なんだかんだと文句を言いながら、それでも、時を一緒に過ごす。
昭和の夫婦にとって、それは、一つの夫婦の形だったのかもしれない。
だけど、
もう少し長く、穏やかな二人の時間を過ごさせてあげたかった。
最近、「コロナ離婚」という言葉をよく耳にする。
私も夫と、くだらないことや、愛想のない冷たい言い方が理由で、そんな危機にあっさりと陥ることがある。
日本の離婚率は約35%で、約2分に1組離婚するらしい。
とはいえ、離婚するのも大変な労力を用いる。子どもがいれば尚更だ。
私は自分の両親と自分の夫婦の形しか知らない。
他の夫婦がどんなふうに過ごし、実際どんな喧嘩をしているのか、ドラマ以外見たことはない。

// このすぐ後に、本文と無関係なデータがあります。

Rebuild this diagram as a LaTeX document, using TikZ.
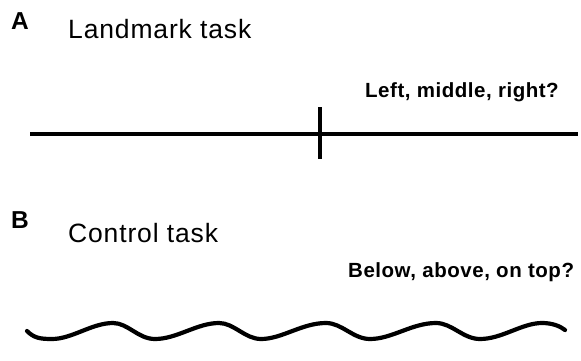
\documentclass[tikz,border=0pt]{standalone}
\usepackage{fontspec}
\setmainfont{Liberation Sans}
\begin{document}
\begin{tikzpicture}[x=1pt,y=-1pt,
  panel/.style={font=\fontsize{24.5}{24.5}\selectfont\bfseries, anchor=base west, inner sep=0pt},
  title/.style={font=\addfontfeature{LetterSpace=3.2}\fontsize{26.5}{26.5}\selectfont, anchor=base west, inner sep=0pt},
  question/.style={font=\addfontfeature{LetterSpace=2.6}\fontsize{20.5}{20.5}\selectfont\bfseries, anchor=base west, inner sep=0pt},
  stroke/.style={line width=3.2pt},
  wave/.style={line width=4.2pt, line cap=round, line join=round}]
\useasboundingbox (0,0) rectangle (581,361);
% panel A
\node[panel] (lblA) at (11,29.5) {A};
\node[title] (tA) at (68,39) {Landmark task};
\node[question] (qA) at (365,97) {Left, middle, right?};
\coordinate (l1) at (30,134);
\coordinate (l2) at (578,134);
\coordinate (t1) at (320,107);
\coordinate (t2) at (320,159);
\draw[stroke] (l1) -- (l2);
\draw[line width=4.4pt] (t1) -- (t2);
% panel B
\node[panel] (lblB) at (11,228.5) {B};
\node[title] (tB) at (68,242) {Control task};
\node[question] (qB) at (348,277) {Below, above, on top?};
\coordinate (w0) at (27,331);
\coordinate (w1) at (565,330);
\draw[wave] (w0) .. controls (34,338) and (40,339) .. (52,339)
  .. controls (72,339) and (92,323) .. (113,323)
  .. controls (128,323) and (138,339) .. (155,339)
  .. controls (177,339) and (197,323) .. (219,323)
  .. controls (234,323) and (245,339) .. (261,339)
  .. controls (282,339) and (302,323) .. (326,323)
  .. controls (342,323) and (353,339) .. (370,339)
  .. controls (392,339) and (412,323) .. (436,323)
  .. controls (452,323) and (463,339) .. (480,339)
  .. controls (502,339) and (522,323) .. (542,323)
  .. controls (552,323) and (560,326) .. (w1);
\end{tikzpicture}
\end{document}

だけど、きっと、どの夫婦も、結婚前や付き合い出した当初は、相手を意識して、お互い気を遣って、過ごしていたのではないだろうか。離婚する労力を使う前に、ちょっとだけ、やさしい気持ちを思い出せたら、離婚率は下がっていくのではないか。
ここは、両親を教訓に、結婚10年目の夫と、穏やかな時間を増やしておきたい。
そう思い、夫に提案した。
「お互い、結婚前の恋人同士のときのように、やさしい口調や態度を取る。もし、できなかったら、罰金10円」
罰金は、テレビ台の下にある、息子が保育園の時に作った貯金箱へ入れる。
夫は渋々了承した。
たかが10円、されど10円。
安いから続けられるし、罰金だから意識する。
100円だったら、そもそも了承されなかっただろう。
実行して、4日目。貯金箱に10円を1枚入れた。
朝、夫が言った嫌味に対して、腹が立ち、食卓から勢いよく立ち上がり、食器をガンガンと流しに置いた。
「もし、恋人同士のときだったら、私は腹が立っただろうか?」
答えは、「NO」だ。きっと、そんな嫌味はさらっと流して、優しく微笑み、ゆっくりと立ち上がり、食器を丁寧に流しに置いたはずだ。そんなふうに考えていたら、私には嫌味に聞こえた夫の発言も、実は正論を言っていたことに気がついた。あまりの嫌味な言い方に正論には聞こえなかっただけだった。
私は、出勤した夫にLINEで謝った。夫の嫌味な言い方については、指摘しなかった。そして、10円を貯金箱に入れた。夫からの返信はなかった。
その2日後。朝起きると、貯金箱が居間の机の上に置いてあった。振ってみると、ジャラジャラと音がした。3枚は入っている音だ。
夫が自ら反省して入れたようだった。
「この人と結婚して間違いではなかった」
そう思えた瞬間だった。
夫との仲が継続して維持できたら、職場のランチタイムで話してみようか。
「これでコロナ離婚を乗り切りました」と。
不倫よりも、ずっと生産性のある話になると思うから。